In summary, I believe Judge Cowen correctly summarizes the state of Pennsylvania law under § 402A of the Restatement. Evidence of the decedent’s actions in the instant ease is appropriate only if a jury determined that such actions were “not reasonably foreseeable or were otherwise extraordinary.” Majority Op. at 1336, (emphasis added). I do not feel that Judge Greenberg’s analysis allows for any meaningful distinction between circumstances where plaintiffs conduct becomes relevant to causation, and those where it is precluded by policy considerations that drive the doctrine of strict liability as enunciated by the Pennsylvania courts.
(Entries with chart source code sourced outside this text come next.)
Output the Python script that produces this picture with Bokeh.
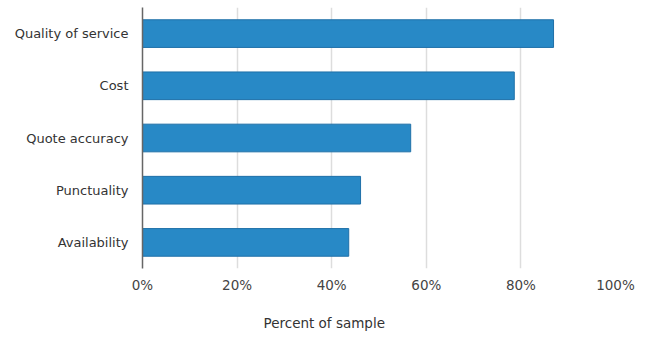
from bokeh.plotting import figure
from bokeh.models import Range1d, FactorRange, FixedTicker, PrintfTickFormatter, Title, ColumnDataSource
from bokeh.embed import file_html
from bokeh.resources import INLINE

categories = ["Quality of service", "Cost", "Quote accuracy", "Punctuality", "Availability"]
percent = [86.9, 78.6, 56.7, 46.1, 43.6]
ticks = [0, 20, 40, 60, 80, 100]
axis_title = "Percent of sample"

FONT = "DejaVu Sans"

src = ColumnDataSource(dict(cat=categories, val=percent))

p = figure(width=650, height=351, output_backend="svg", toolbar_location=None,
           x_range=Range1d(0, 100), y_range=FactorRange(factors=categories[::-1], range_padding=0),
           min_border_left=142, min_border_right=35, min_border_top=7, min_border_bottom=83)
p.outline_line_color = None
p.background_fill_color = "white"
p.border_fill_color = "white"

p.hbar(y="cat", right="val", left=0, height=0.53, source=src,
       fill_color="#2889c6", line_color="#1f70a8", line_width=1)

# x axis
xa = p.xaxis[0]
xa.ticker = FixedTicker(ticks=ticks)
xa.formatter = PrintfTickFormatter(format="%d%%")
xa.axis_line_color = None
xa.major_tick_line_color = None
xa.major_tick_out = 0
xa.major_tick_in = 0
xa.minor_tick_line_color = None
xa.major_label_standoff = 8
xa.major_label_text_font = FONT
xa.major_label_text_font_size = "13.5px"
xa.major_label_text_color = "#444444"

# y axis
ya = p.yaxis[0]
ya.axis_line_color = "#666666"
ya.axis_line_width = 1.5
ya.major_tick_line_color = None
ya.major_tick_out = 0
ya.major_tick_in = 0
ya.minor_tick_line_color = None
ya.major_label_standoff = 14
ya.major_label_text_font = FONT
ya.major_label_text_font_size = "13px"
ya.major_label_text_color = "#333333"

p.xgrid.ticker = FixedTicker(ticks=ticks[1:])
p.xgrid.grid_line_color = "#dddddd"
p.xgrid.grid_line_width = 1.5
p.ygrid.grid_line_color = None

p.add_layout(Title(text=axis_title, align="left", offset=121, standoff=34,
                   text_font=FONT, text_font_size="13.5px", text_font_style="normal",
                   text_color="#333333"), "below")

open("out.html", "w").write(file_html(p, INLINE))
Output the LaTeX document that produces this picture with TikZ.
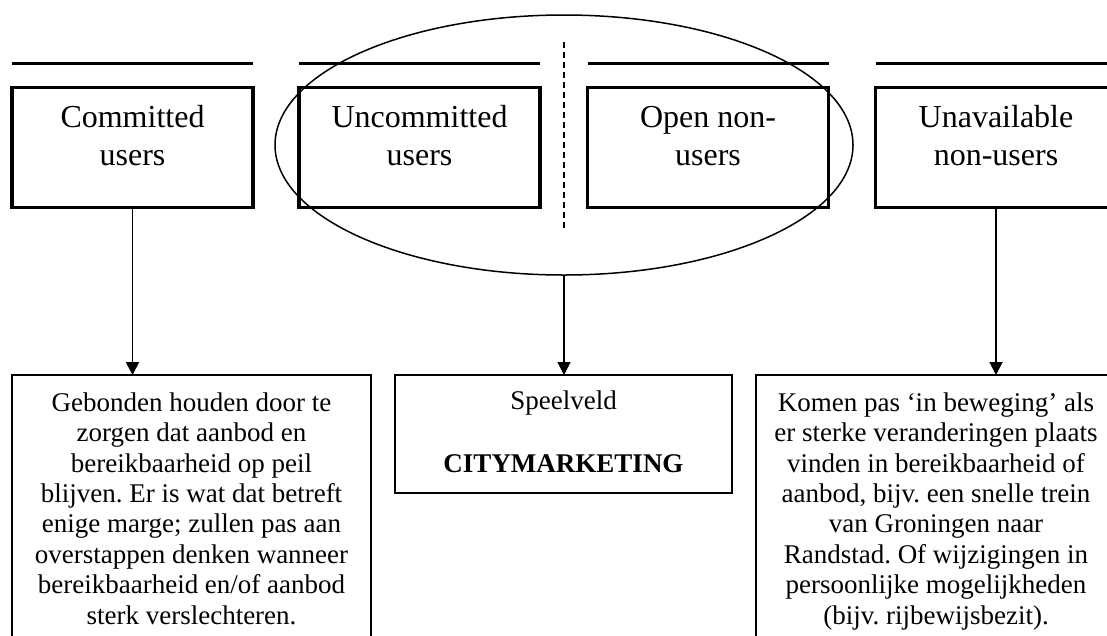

If the alleged defect was “a substantial factor in bringing about the harm,” ab*1341sent assumption of risk, misuse of product, or highly reckless conduct, it is irrelevant whether plaintiffs conduct set the events in motion or merely faded to prevent an injury, and I do not read our decision in Dillinger to the contrary.
. As we noted in Dillinger:
The [supplier] of a product is the guarantor of its safety. The product must, therefore, be provided with every element necessary to make it safe for [its intended] use, and without any condition that makes it unsafe for [its intended use].
959 F.2d at 436 (brackets in original).